* Begin Data to use *
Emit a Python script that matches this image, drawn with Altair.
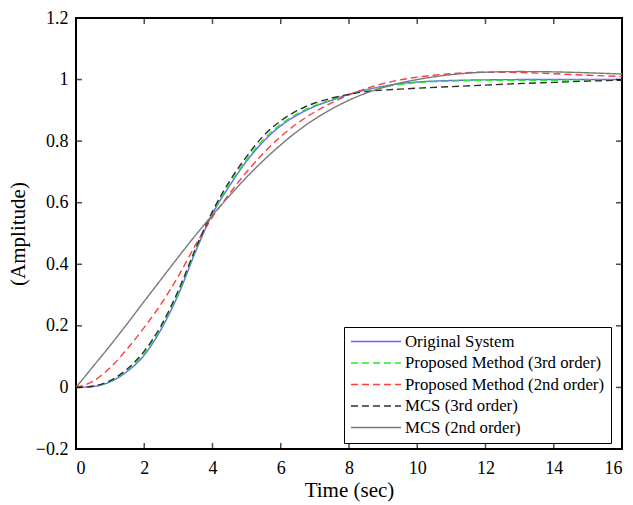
import altair as alt
import pandas as pd

t = [0, 0.5, 1, 1.5, 2, 2.5, 3, 3.5, 4, 4.5, 5, 5.5, 6, 6.5, 7, 7.5, 8, 8.5, 9, 9.5, 10, 11, 12, 13, 14, 15, 16]

original = [0, 0.003, 0.018, 0.052, 0.105, 0.19, 0.302, 0.44, 0.564, 0.655, 0.735, 0.80, 0.85, 0.886, 0.913, 0.933, 0.952, 0.967, 0.978, 0.987, 0.992, 0.997, 0.999, 1.0, 1.0, 1.0, 1.0]
prop3 = [0, 0.004, 0.02, 0.056, 0.11, 0.196, 0.308, 0.445, 0.567, 0.66, 0.74, 0.806, 0.855, 0.89, 0.916, 0.935, 0.952, 0.966, 0.976, 0.984, 0.99, 0.995, 0.997, 0.998, 0.998, 0.999, 0.999]
prop2 = [0, 0.02, 0.064, 0.125, 0.195, 0.272, 0.362, 0.462, 0.553, 0.63, 0.7, 0.762, 0.815, 0.859, 0.895, 0.925, 0.95, 0.971, 0.987, 0.999, 1.008, 1.019, 1.024, 1.023, 1.019, 1.014, 1.01]
mcs3 = [0, 0.004, 0.022, 0.06, 0.118, 0.202, 0.315, 0.45, 0.572, 0.67, 0.75, 0.818, 0.866, 0.9, 0.924, 0.94, 0.952, 0.961, 0.966, 0.969, 0.972, 0.977, 0.982, 0.987, 0.991, 0.995, 0.998]
mcs2 = [0, 0.068, 0.136, 0.207, 0.28, 0.352, 0.424, 0.494, 0.56, 0.623, 0.683, 0.738, 0.788, 0.833, 0.872, 0.905, 0.933, 0.956, 0.974, 0.989, 1.0, 1.016, 1.024, 1.026, 1.025, 1.022, 1.018]

series_names = ["Original System", "Proposed Method (3rd order)", "Proposed Method (2nd order)", "MCS (3rd order)", "MCS (2nd order)"]
series_values = [original, prop3, prop2, mcs3, mcs2]
series_colors = ["#6464ff", "#22ee22", "#ff3b3b", "#303030", "#7a7a7a"]
series_dashes = [[1, 0], [7, 4], [7, 4], [7, 4], [1, 0]]

x_ticks = [0, 2, 4, 6, 8, 10, 12, 14, 16]
y_ticks = [-0.2, 0, 0.2, 0.4, 0.6, 0.8, 1.0, 1.2]

rows = []
for name, vals in zip(series_names, series_values):
    for ti, v in zip(t, vals):
        rows.append({"t": ti, "v": v, "series": name})
df = pd.DataFrame(rows)

W, H = 546, 431
FONT = "Liberation Serif"

xscale = alt.Scale(domain=[0, 16], nice=False)
yscale = alt.Scale(domain=[-0.2, 1.2], nice=False)

legend_kw = dict(title=None, orient="none", legendX=268, legendY=309,
                 symbolType="stroke", symbolSize=2500, symbolStrokeWidth=1.5,
                 labelFont=FONT, labelFontSize=16.8, labelColor="black",
                 labelOffset=3, rowPadding=3.5, padding=6, clipHeight=17,
                 strokeColor="black", fillColor="white", cornerRadius=0,
                 labelLimit=300)

lines = alt.Chart(df).mark_line(strokeWidth=1.4, interpolate="monotone").encode(
    x=alt.X("t:Q", scale=xscale,
            axis=alt.Axis(title="Time (sec)", values=x_ticks, format="~g", ticks=False, domain=False,
                          grid=False, labelFont=FONT, labelFontSize=18, labelColor="black",
                          labelPadding=10, titleFont=FONT, titleFontSize=21, titleFontWeight="normal",
                          titleColor="black", titlePadding=2)),
    y=alt.Y("v:Q", scale=yscale,
            axis=alt.Axis(title="(Amplitude)", values=y_ticks, format="~g", ticks=False, domain=False,
                          grid=False, labelFont=FONT, labelFontSize=18, labelColor="black",
                          labelPadding=8, titleFont=FONT, titleFontSize=21, titleFontWeight="normal",
                          titleColor="black", titlePadding=7)),
    color=alt.Color("series:N", scale=alt.Scale(domain=series_names, range=series_colors),
                    legend=alt.Legend(**legend_kw)),
    strokeDash=alt.StrokeDash("series:N", scale=alt.Scale(domain=series_names, range=series_dashes),
                              legend=alt.Legend(**legend_kw)),
    order=alt.Order("t:Q"),
)

xt = pd.DataFrame({"tick": x_ticks[1:-1]})
yt = pd.DataFrame({"tick": y_ticks[1:-1]})

tick_bottom = alt.Chart(xt).mark_tick(orient="vertical", size=6, thickness=1.5, color="black").encode(
    x=alt.X("tick:Q", scale=xscale), y=alt.value(H - 3))
tick_top = alt.Chart(xt).mark_tick(orient="vertical", size=6, thickness=1.5, color="black").encode(
    x=alt.X("tick:Q", scale=xscale), y=alt.value(3))
tick_left = alt.Chart(yt).mark_tick(orient="horizontal", size=6, thickness=1.5, color="black").encode(
    y=alt.Y("tick:Q", scale=yscale), x=alt.value(3))
tick_right = alt.Chart(yt).mark_tick(orient="horizontal", size=6, thickness=1.5, color="black").encode(
    y=alt.Y("tick:Q", scale=yscale), x=alt.value(W - 3))

chart = alt.layer(lines, tick_bottom, tick_top, tick_left, tick_right).properties(
    width=W, height=H, autosize="none",
    padding={"left": 76, "top": 18, "right": 11, "bottom": 56},
    background="white",
).configure_view(stroke="black", strokeWidth=2)

chart.save("out.html", embed_options={"renderer": "svg", "actions": False})
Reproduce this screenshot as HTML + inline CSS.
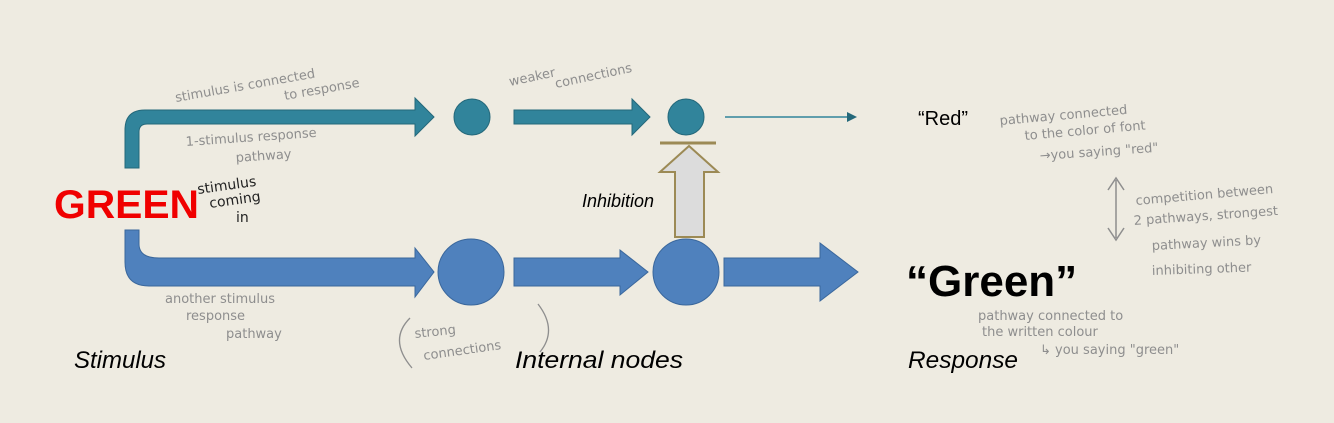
* End Data to use *
* _To do_:
Copy everything in the records above except the pictures, exactly as written.

* _Task solution_:
Emit a Python script that matches this image, drawn with Altair.
import altair as alt
import pandas as pd

t = [0, 0.5, 1, 1.5, 2, 2.5, 3, 3.5, 4, 4.5, 5, 5.5, 6, 6.5, 7, 7.5, 8, 8.5, 9, 9.5, 10, 11, 12, 13, 14, 15, 16]

original = [0, 0.003, 0.018, 0.052, 0.105, 0.19, 0.302, 0.44, 0.564, 0.655, 0.735, 0.80, 0.85, 0.886, 0.913, 0.933, 0.952, 0.967, 0.978, 0.987, 0.992, 0.997, 0.999, 1.0, 1.0, 1.0, 1.0]
prop3 = [0, 0.004, 0.02, 0.056, 0.11, 0.196, 0.308, 0.445, 0.567, 0.66, 0.74, 0.806, 0.855, 0.89, 0.916, 0.935, 0.952, 0.966, 0.976, 0.984, 0.99, 0.995, 0.997, 0.998, 0.998, 0.999, 0.999]
prop2 = [0, 0.02, 0.064, 0.125, 0.195, 0.272, 0.362, 0.462, 0.553, 0.63, 0.7, 0.762, 0.815, 0.859, 0.895, 0.925, 0.95, 0.971, 0.987, 0.999, 1.008, 1.019, 1.024, 1.023, 1.019, 1.014, 1.01]
mcs3 = [0, 0.004, 0.022, 0.06, 0.118, 0.202, 0.315, 0.45, 0.572, 0.67, 0.75, 0.818, 0.866, 0.9, 0.924, 0.94, 0.952, 0.961, 0.966, 0.969, 0.972, 0.977, 0.982, 0.987, 0.991, 0.995, 0.998]
mcs2 = [0, 0.068, 0.136, 0.207, 0.28, 0.352, 0.424, 0.494, 0.56, 0.623, 0.683, 0.738, 0.788, 0.833, 0.872, 0.905, 0.933, 0.956, 0.974, 0.989, 1.0, 1.016, 1.024, 1.026, 1.025, 1.022, 1.018]

series_names = ["Original System", "Proposed Method (3rd order)", "Proposed Method (2nd order)", "MCS (3rd order)", "MCS (2nd order)"]
series_values = [original, prop3, prop2, mcs3, mcs2]
series_colors = ["#6464ff", "#22ee22", "#ff3b3b", "#303030", "#7a7a7a"]
series_dashes = [[1, 0], [7, 4], [7, 4], [7, 4], [1, 0]]

x_ticks = [0, 2, 4, 6, 8, 10, 12, 14, 16]
y_ticks = [-0.2, 0, 0.2, 0.4, 0.6, 0.8, 1.0, 1.2]

rows = []
for name, vals in zip(series_names, series_values):
    for ti, v in zip(t, vals):
        rows.append({"t": ti, "v": v, "series": name})
df = pd.DataFrame(rows)

W, H = 546, 431
FONT = "Liberation Serif"

xscale = alt.Scale(domain=[0, 16], nice=False)
yscale = alt.Scale(domain=[-0.2, 1.2], nice=False)

legend_kw = dict(title=None, orient="none", legendX=268, legendY=309,
                 symbolType="stroke", symbolSize=2500, symbolStrokeWidth=1.5,
                 labelFont=FONT, labelFontSize=16.8, labelColor="black",
                 labelOffset=3, rowPadding=3.5, padding=6, clipHeight=17,
                 strokeColor="black", fillColor="white", cornerRadius=0,
                 labelLimit=300)

lines = alt.Chart(df).mark_line(strokeWidth=1.4, interpolate="monotone").encode(
    x=alt.X("t:Q", scale=xscale,
            axis=alt.Axis(title="Time (sec)", values=x_ticks, format="~g", ticks=False, domain=False,
                          grid=False, labelFont=FONT, labelFontSize=18, labelColor="black",
                          labelPadding=10, titleFont=FONT, titleFontSize=21, titleFontWeight="normal",
                          titleColor="black", titlePadding=2)),
    y=alt.Y("v:Q", scale=yscale,
            axis=alt.Axis(title="(Amplitude)", values=y_ticks, format="~g", ticks=False, domain=False,
                          grid=False, labelFont=FONT, labelFontSize=18, labelColor="black",
                          labelPadding=8, titleFont=FONT, titleFontSize=21, titleFontWeight="normal",
                          titleColor="black", titlePadding=7)),
    color=alt.Color("series:N", scale=alt.Scale(domain=series_names, range=series_colors),
                    legend=alt.Legend(**legend_kw)),
    strokeDash=alt.StrokeDash("series:N", scale=alt.Scale(domain=series_names, range=series_dashes),
                              legend=alt.Legend(**legend_kw)),
    order=alt.Order("t:Q"),
)

xt = pd.DataFrame({"tick": x_ticks[1:-1]})
yt = pd.DataFrame({"tick": y_ticks[1:-1]})

tick_bottom = alt.Chart(xt).mark_tick(orient="vertical", size=6, thickness=1.5, color="black").encode(
    x=alt.X("tick:Q", scale=xscale), y=alt.value(H - 3))
tick_top = alt.Chart(xt).mark_tick(orient="vertical", size=6, thickness=1.5, color="black").encode(
    x=alt.X("tick:Q", scale=xscale), y=alt.value(3))
tick_left = alt.Chart(yt).mark_tick(orient="horizontal", size=6, thickness=1.5, color="black").encode(
    y=alt.Y("tick:Q", scale=yscale), x=alt.value(3))
tick_right = alt.Chart(yt).mark_tick(orient="horizontal", size=6, thickness=1.5, color="black").encode(
    y=alt.Y("tick:Q", scale=yscale), x=alt.value(W - 3))

chart = alt.layer(lines, tick_bottom, tick_top, tick_left, tick_right).properties(
    width=W, height=H, autosize="none",
    padding={"left": 76, "top": 18, "right": 11, "bottom": 56},
    background="white",
).configure_view(stroke="black", strokeWidth=2)

chart.save("out.html", embed_options={"renderer": "svg", "actions": False})
Reproduce this screenshot as HTML + inline CSS.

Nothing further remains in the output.